By the Grace of G‑d
22nd of Cheshvan, 5735
[November 7, 1974]
Brooklyn, N.Y.

This is to confirm receipt of your letter of October 10th with enclosures, which reached me with some delay. I appreciate your thoughtfulness in sending me the enclosures.

One of the reasons why my acknowledgment was delayed was the fact that there was reason to believe that Prof. Branover would be visiting the U.S., although I do not know how definite this is, when there would be an opportunity to discuss the various matters of your letter personally with him.

I was particularly gratified to read in your letter that a beginning has been made in regard to the suggestion which we discussed, namely to obtain interest-free loans from persons, in order to pay off the debts of —— and eliminate the high interest rate.

May G‑d grant that you should soon be able to complete the list of such persons, especially as some of the participants in this project have made it conditional upon the complete list of participants.

I trust that you have been active in the five Mitzvo Campaigns which I have stressed, and more recently also in the matter of encouraging young girls from the age of Chinuch to light the candles Erev Shabbos and Erev Yom Tov. And while you are destined for, and are capable of, great things and accomplishments, and to participate in the above-mentioned Mitzvo Campaigns may seem to you that these things should be done by others, we have one of the basic teachings of the Torah to the effect that one should not attempt to weigh the importance of big Mitzvos and small Mitzvos, but do them all as they come along. It should be noted that the above statement speaks of “big” and “small” Mitzvos, but the conclusion is that all Mitzvos should be carried out with the same eagerness and joy and vitality.
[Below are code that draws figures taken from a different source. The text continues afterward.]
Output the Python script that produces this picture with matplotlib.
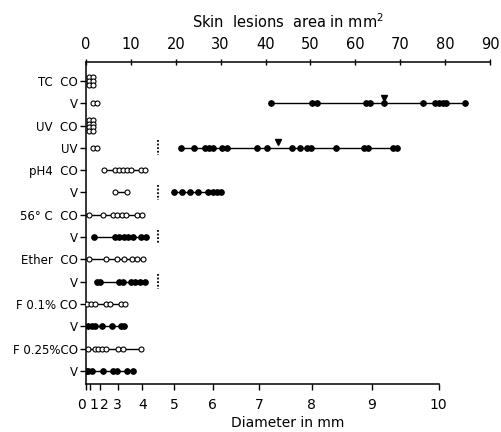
import numpy as np
import matplotlib
matplotlib.use("Agg")
import matplotlib.pyplot as plt
from collections import Counter

# ---------------- data (lesion areas in mm^2) ----------------
row_labels = ["TC  CO", "V", "UV  CO", "UV", "pH4  CO", "V", "56° C  CO", "V",
              "Ether  CO", "V", "F 0.1% CO", "V", "F 0.25%CO", "V"]

open_values = [
    [0.7, 0.7, 0.7, 1.6, 1.6, 1.6],
    [1.6, 2.4],
    [0.7, 0.7, 0.7, 0.7, 1.6, 1.6, 1.6, 1.6],
    [1.6, 2.4],
    [4.0, 6.5, 7.3, 8.2, 9.1, 10.0, 12.2, 13.1],
    [6.5, 9.1],
    [0.7, 3.8, 6.0, 6.9, 8.0, 8.9, 11.4, 12.5],
    [],
    [0.7, 4.5, 6.9, 8.5, 10.2, 11.4, 12.7],
    [],
    [0.2, 1.1, 2.0, 4.5, 5.3, 7.8, 8.7],
    [],
    [0.4, 2.0, 2.7, 3.6, 4.5, 7.1, 8.2, 12.2],
    [],
]

filled_values = [
    [],
    [41.2, 50.3, 51.4, 62.4, 63.3, 66.4, 75.1, 77.7, 78.6, 79.5, 80.2, 84.4],
    [],
    [21.2, 24.1, 26.5, 27.4, 28.3, 30.3, 31.4, 38.1, 40.3, 45.9, 47.7, 49.2,
     50.1, 55.7, 61.9, 62.8, 68.4, 69.3],
    [],
    [19.6, 21.4, 23.2, 24.9, 27.2, 28.3, 29.2, 30.1],
    [],
    [1.8, 6.5, 7.3, 8.5, 9.4, 10.5, 12.2, 13.4],
    [],
    [2.4, 3.1, 7.3, 8.2, 10.0, 10.9, 12.0, 13.1],
    [],
    [0.4, 1.3, 2.0, 3.6, 5.8, 7.8, 8.5],
    [],
    [0.0, 0.4, 1.3, 3.8, 6.0, 6.9, 9.1, 10.5],
]

dotted_rows = [3, 5, 7, 9]
dotted_value = 16.0
mean_rows = [1, 3]
mean_values = [66.4, 42.8]

area_ticks = list(range(0, 91, 10))
diameter_ticks = list(range(0, 11))

# ---------------- figure ----------------
plt.rcParams['font.family'] = ['DejaVu Sans']
fig = plt.figure(figsize=(5.01, 4.32), dpi=100)
ax = fig.add_axes([86 / 501, 1 - 384 / 432, 404 / 501, 322 / 432])

stack_step = 0.17


def stacked_y(vals, row):
    cnt = Counter(vals)
    seen = Counter()
    ys = []
    for v in vals:
        n = cnt[v]
        k = seen[v]
        seen[v] += 1
        ys.append(row + (k - (n - 1) / 2) * stack_step)
    return ys


for row in range(len(row_labels)):
    for vals, face, ms in ((open_values[row], 'white', 3.6),
                           (filled_values[row], 'black', 4.0)):
        if not vals:
            continue
        ax.plot([min(vals), max(vals)], [row, row], color='black', lw=1.0, zorder=2)
        ax.plot(vals, stacked_y(vals, row), linestyle='none', marker='o',
                markersize=ms, markerfacecolor=face, markeredgecolor='black',
                markeredgewidth=0.8, zorder=3)

for row in dotted_rows:
    ax.plot([dotted_value, dotted_value], [row - 0.33, row + 0.33], color='black',
            lw=1.3, linestyle=(0, (1, 1)), zorder=2)

for row, m in zip(mean_rows, mean_values):
    ax.plot([m], [row - 0.24], marker='v', markersize=5, color='black',
            linestyle='none', zorder=4)

ax.set_xlim(0, 90)
ax.set_ylim(len(row_labels) - 1 + 0.59, -0.85)

# left axis
ax.set_yticks(range(len(row_labels)))
ax.set_yticklabels(row_labels, fontsize=8.5)
ax.tick_params(axis='y', direction='out', length=4, width=1.0, pad=2)

# bottom axis: diameter
ax.set_xticks([np.pi * d ** 2 / 4 for d in diameter_ticks])
ax.set_xticklabels([str(d) for d in diameter_ticks], fontsize=10)
labs = ax.get_xticklabels()
labs[0].set_ha('right')
labs[1].set_ha('left')
labs[2].set_ha('left')
ax.tick_params(axis='x', direction='out', length=4, width=1.0, pad=6)
ax.set_xlabel("Diameter in mm", fontsize=10, labelpad=3)

ax.spines['right'].set_visible(False)
ax.spines['top'].set_visible(False)
ax.spines['bottom'].set_bounds(0, np.pi * 10 ** 2 / 4)
for s in ('left', 'bottom'):
    ax.spines[s].set_linewidth(1.1)

# top axis: area
top = ax.secondary_xaxis('top')
top.set_xticks(area_ticks)
top.set_xticklabels([str(a) for a in area_ticks], fontsize=10.5)
top.tick_params(direction='inout', length=5, width=1.0, pad=5)
top.spines['top'].set_linewidth(1.1)
top.set_xlabel("Skin  lesions  area in mm$^2$", fontsize=10.5, labelpad=6)

fig.savefig("out.png", dpi=100)
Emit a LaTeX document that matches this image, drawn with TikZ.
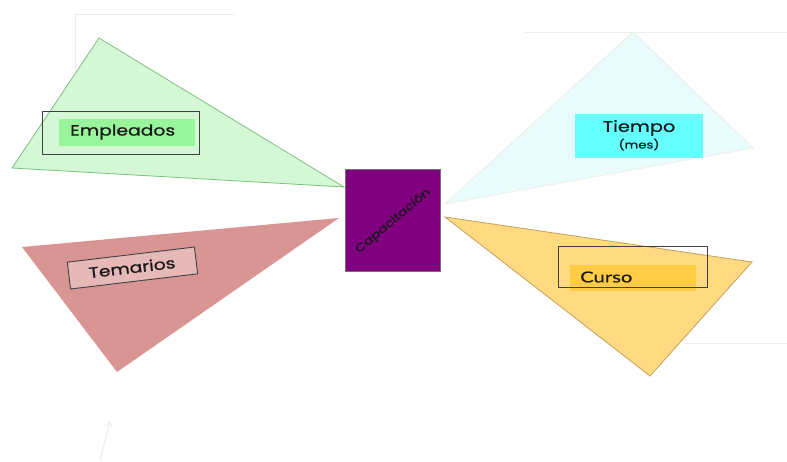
\documentclass[tikz,border=0pt]{standalone}
\usepackage{fontspec}
\setmainfont{Poppins}[FakeStretch=1.25, FakeBold=0.8]
\newfontfamily\cursofont{Lato}[FakeStretch=1.35, FakeBold=0.6]
\usetikzlibrary{arrows.meta}
\definecolor{greenfill}{HTML}{D4F7D6}
\definecolor{greenline}{HTML}{7CC27C}
\definecolor{greenlabel}{HTML}{98F59C}
\definecolor{cyanfill}{HTML}{E8FCFC}
\definecolor{cyanlabel}{HTML}{66FFFF}
\definecolor{redfill}{HTML}{D99594}
\definecolor{redlabel}{HTML}{E6B8B7}
\definecolor{yellowfill}{HTML}{FFDA80}
\definecolor{yellowline}{HTML}{C4A060}
\definecolor{yellowlabel}{HTML}{FFCC44}
\definecolor{centerfill}{HTML}{800080}
\definecolor{faint}{HTML}{EEEEE8}
\tikzset{
  wing/.style={line width=0.8pt, line join=miter},
  labeltext/.style={font=\fontsize{15}{17}\selectfont, text=black!90, inner sep=0pt},
  framebox/.style={draw=black!75, line width=0.9pt},
  guide/.style={draw=faint, line width=1pt},
}
\begin{document}
\begin{tikzpicture}[x=1pt,y=-1pt]
\useasboundingbox (0,0) rectangle (787,461);

% faint guide lines
\draw[guide] (75,115) -- (75,14) -- (235,14);
\draw[guide] (525,32) -- (787,32);
\draw[guide] (683,343) -- (787,343);
\coordinate (tailA) at (100,461);
\coordinate (headA) at (110,421);
\draw[guide, -{Straight Barb[length=5pt,width=7pt]}] (tailA) -- (headA);

% green wing: Empleados
\filldraw[wing, fill=greenfill, draw=greenline] (99,38) -- (12,168) -- (344,187) -- cycle;
\fill[greenlabel] (59,119) rectangle (195,146);
\draw[framebox] (42,111) rectangle (199,154);
\node[labeltext, anchor=west] (empleados) at (70,132) {Empleados};

% cyan wing: Tiempo (mes)
\filldraw[wing, fill=cyanfill, draw=faint] (633,32) -- (445,204) -- (753,148) -- cycle;
\node[fill=cyanlabel, minimum width=128pt, minimum height=44pt, inner sep=0pt] (tiempobox) at (639,136) {};
\node[labeltext, font=\fontsize{15.5}{17}\selectfont] (tiempo) at (639,128) {Tiempo};
\node[labeltext, font=\fontsize{10.6}{12}\selectfont] (mes) at (639,144.5) {(mes)};

% red wing: Temarios
\fill[redfill] (22,247) -- (339,218) -- (117,372) -- cycle;
\node[draw=black!75, line width=0.9pt, fill=redlabel, rotate=6.8, minimum width=128pt, minimum height=27pt, inner sep=0pt] (temariosbox) at (132.5,268) {};
\node[labeltext, rotate=6.8] (temarios) at (132,267.5) {Temarios};

% yellow wing: Curso
\filldraw[wing, fill=yellowfill, draw=yellowline] (445,217) -- (752,262) -- (650,376) -- cycle;
\fill[yellowlabel] (570,265) rectangle (696,291);
\draw[framebox] (558,246) rectangle (707,287);
\node[labeltext, font=\cursofont\fontsize{15}{17}\selectfont, anchor=west] (curso) at (580,277) {Curso};

% centre block
\node[draw=black!55, line width=0.8pt, fill=centerfill, minimum width=95pt, minimum height=102pt, inner sep=0pt] (capacitacion) at (392.5,220) {};
\node[labeltext, font=\fontsize{11}{13}\selectfont, rotate=40] (capacitaciontext) at (393,221) {Capacitación};
\end{tikzpicture}
\end{document}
One of the explanations which explains the seeming anomaly in the above statement is that when a person does a good thing, no matter how big or small, he “pleases G‑d” thereby and becomes attached to G‑d through the fulfillment of His Commandments. In this way G‑d’s Unity permeates all these good actions of the person. Hence, bigness or smallness is of no consequence, since he fulfills G‑d’s commandments for the sole reason that G‑d commanded him to do them.

At this time, before Shabbos Mevorchim Kislev, the Mitzvo of the Shabbos lights is particularly pertinent, inasmuch as we shall soon be observing the festival of Chanukah with the lighting of the Chanukah candles. We are told that the Shabbos candles have a priority over the Chanukah candles (in a case where one cannot afford both), which goes to show how important the Shabbos candles are.

You do not mention about your own daughters’ lighting the candles, but I am certain they do. I only want to express the hope that they are a shining example to their friends in this and in every other respect.

Wishing you Hatzlocho in all the matters about which you write, and especially that you and your wife should have true Torah Nachas from each and all of your children.

P.S. Inasmuch as you mention Prof. Branover frequently in your letter, I have taken the liberty of sending him a copy of this letter.